Der KTM X-Bow (sprich: Cross-Bow) ist ein Rennwagen mit Straßenzulassung. Als GT gewährt ihm KTM ein paar Annehmlichkeiten wie eine Scheibe oder ein Sitzpolsterl in den Carbonschalen. Der X-Bow ist nicht leicht zu fahren, aber gerade das begeistert uns so.

Das ganz leise Winseln, das die Reifen von sich geben, wenn man an einer Kreuzung abbiegt, das ist wie seinerzeit ein Hakerl und ein Marienkäfer-Pickerl unter der Hausübung. Aufgabe bravourös gemeistert.

Doch bevor jetzt jemand fragt: Bitte warum macht der schon aus einer Kreuzung so ein Drama?

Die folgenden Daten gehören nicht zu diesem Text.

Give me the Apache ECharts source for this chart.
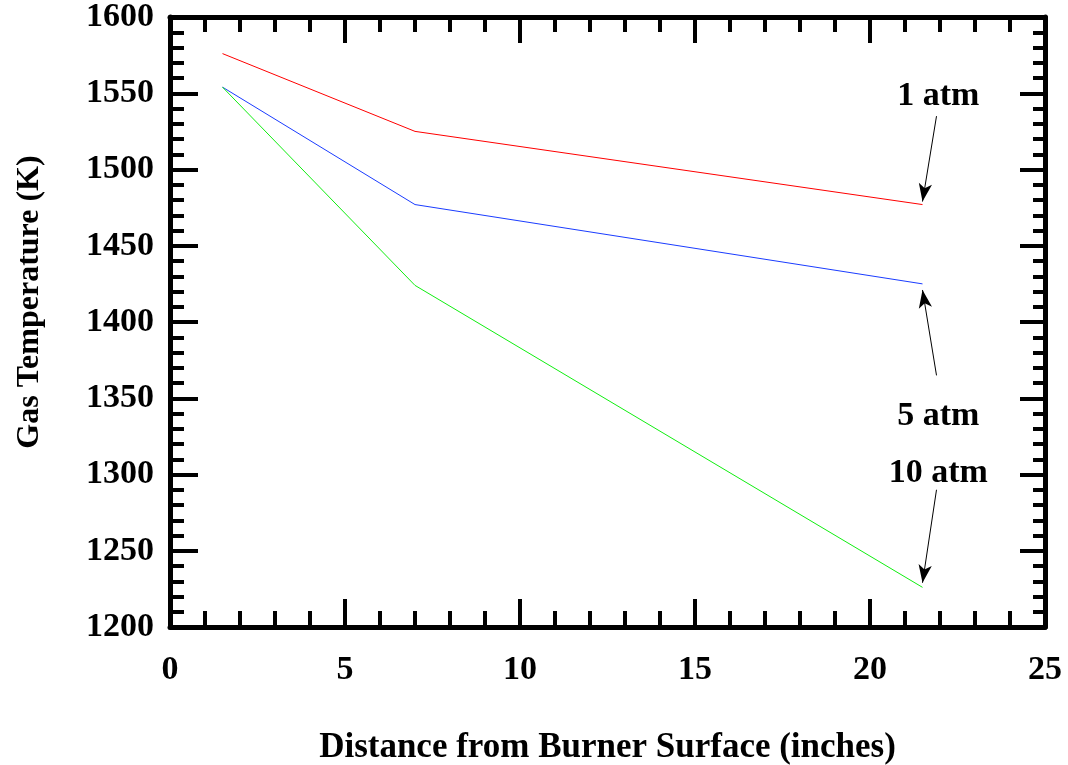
<!DOCTYPE html>
<html><head><meta charset="utf-8">
<script src="https://cdn.jsdelivr.net/npm/echarts@6/dist/echarts.min.js"></script>
<style>html,body{margin:0;padding:0;background:#fff}#c{width:1068px;height:765px}</style>
</head><body><div id="c"></div>
<script>
const distance = [1.5, 7, 21.5];
const temp1atm = [1576, 1525, 1477];
const temp5atm = [1554, 1477, 1425];
const temp10atm = [1554, 1424, 1226];
const seriesNames = ['1 atm', '5 atm', '10 atm'];
const seriesColors = ['#ff0000', '#1a3cff', '#11ee11'];
// annotation: label anchor [x, y] and arrow [from, to] in data units
const labelPos = [[21.95, 1548], [21.95, 1338], [21.95, 1301]];
const arrowFrom = [[21.9, 1535], [21.9, 1365], [21.9, 1290]];
const arrowTo = [[21.5, 1479], [21.5, 1421], [21.5, 1229]];

const FONT = 'Liberation Serif';
const chart = echarts.init(document.getElementById('c'));
const allTemps = [temp1atm, temp5atm, temp10atm];
const series = allTemps.map((t, i) => ({
  type: 'line', name: seriesNames[i], data: distance.map((d, j) => [d, t[j]]),
  symbol: 'none', lineStyle: {color: seriesColors[i], width: 1}, z: 3
}));
series.push({
  type: 'scatter', symbolSize: 0, silent: true,
  itemStyle: {opacity: 1},
  data: labelPos.map((p, i) => ({value: p, name: seriesNames[i]})),
  label: {show: true, position: 'inside', formatter: p => p.name, color: '#000', opacity: 1,
    fontFamily: FONT, fontWeight: 'bold', fontSize: 34},
  markLine: {
    silent: true, symbol: ['none', 'arrow'], symbolSize: [10, 18],
    lineStyle: {color: '#000', width: 1, type: 'solid', opacity: 1}, label: {show: false},
    itemStyle: {color: '#000'},
    data: arrowFrom.map((f, i) => [{coord: f}, {coord: arrowTo[i]}])
  }
});
const tickStyle = {color: '#000', width: 4};
const common = (pos) => ({
  min: pos.min, max: pos.max, interval: pos.interval,
  axisLine: {show: true, onZero: false, lineStyle: {color: '#000', width: 5}},
  axisTick: {show: true, inside: true, length: pos.major, lineStyle: tickStyle},
  minorTick: {show: true, splitNumber: 5, length: pos.minor, lineStyle: {color: '#000', width: 4}},
  splitLine: {show: false}
});
chart.setOption({
  animation: false,
  backgroundColor: '#fff',
  grid: {left: 170, right: 23, top: 17, bottom: 138, outerBoundsMode: 'none', containLabel: false},
  xAxis: [
    Object.assign(common({min: 0, max: 25, interval: 5, major: 28, minor: 16}), {
      type: 'value', position: 'bottom',
      name: 'Distance from Burner Surface (inches)', nameLocation: 'middle', nameGap: 103,
      nameTextStyle: {fontFamily: FONT, fontWeight: 'bold', fontSize: 35, color: '#000'},
      axisLabel: {fontFamily: FONT, fontWeight: 'bold', fontSize: 34, color: '#000', margin: 26}
    }),
    Object.assign(common({min: 0, max: 25, interval: 5, major: 26, minor: 15}), {
      type: 'value', position: 'top', axisLabel: {show: false}
    })
  ],
  yAxis: [
    Object.assign(common({min: 1200, max: 1600, interval: 50, major: 28, minor: 14}), {
      type: 'value', position: 'left',
      name: 'Gas Temperature (K)', nameLocation: 'middle', nameGap: 124,
      nameTextStyle: {fontFamily: FONT, fontWeight: 'bold', fontSize: 32, color: '#000',
        padding: [0, 0, 0, 40]},
      axisLabel: {fontFamily: FONT, fontWeight: 'bold', fontSize: 34, color: '#000', margin: 16,
        padding: [10, 0, 0, 0], formatter: v => String(v)}
    }),
    Object.assign(common({min: 1200, max: 1600, interval: 50, major: 25, minor: 12}), {
      type: 'value', position: 'right', axisLabel: {show: false}
    })
  ],
  series: series
});
</script></body></html>
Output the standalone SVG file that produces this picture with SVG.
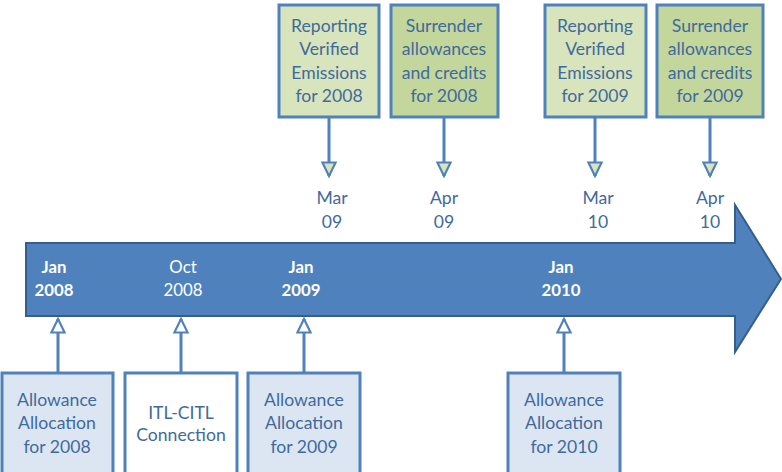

Dem sei erklärt: Alles, was wir über Autos wissen, legen wir für die nächsten paar Zeilen auf die Seite. Denn der X-Bow hat mit einem normalen Auto nicht viel gemeinsam. Vier Räder vielleicht, einen Vierzylinder-Motor, eine Sechsgangschaltung und vielleicht die Windschutzscheibe. Die braucht man aber nur, damit man keinen Helm tragen muss, und bei Regen. Obwohl bei Regen hat man im KTM X-Bow eh ein anderes Problem, als nass zu werden. Traktion.

Foto: Guido Gluschitsch

Einsteigen ist ein Kletterakt, vor dem man am besten das Lenkrad rausnimmt. Der Sitz ist eine Carbonschale, die im komfortablen GT eh ein kleines Polsterl hat und gefühlt etwas tiefer als die Bodenplatte liegt. Der Gurt hält nicht nur die Hüfte, sondern den ganzen Oberkörper wie ein Schraubstock.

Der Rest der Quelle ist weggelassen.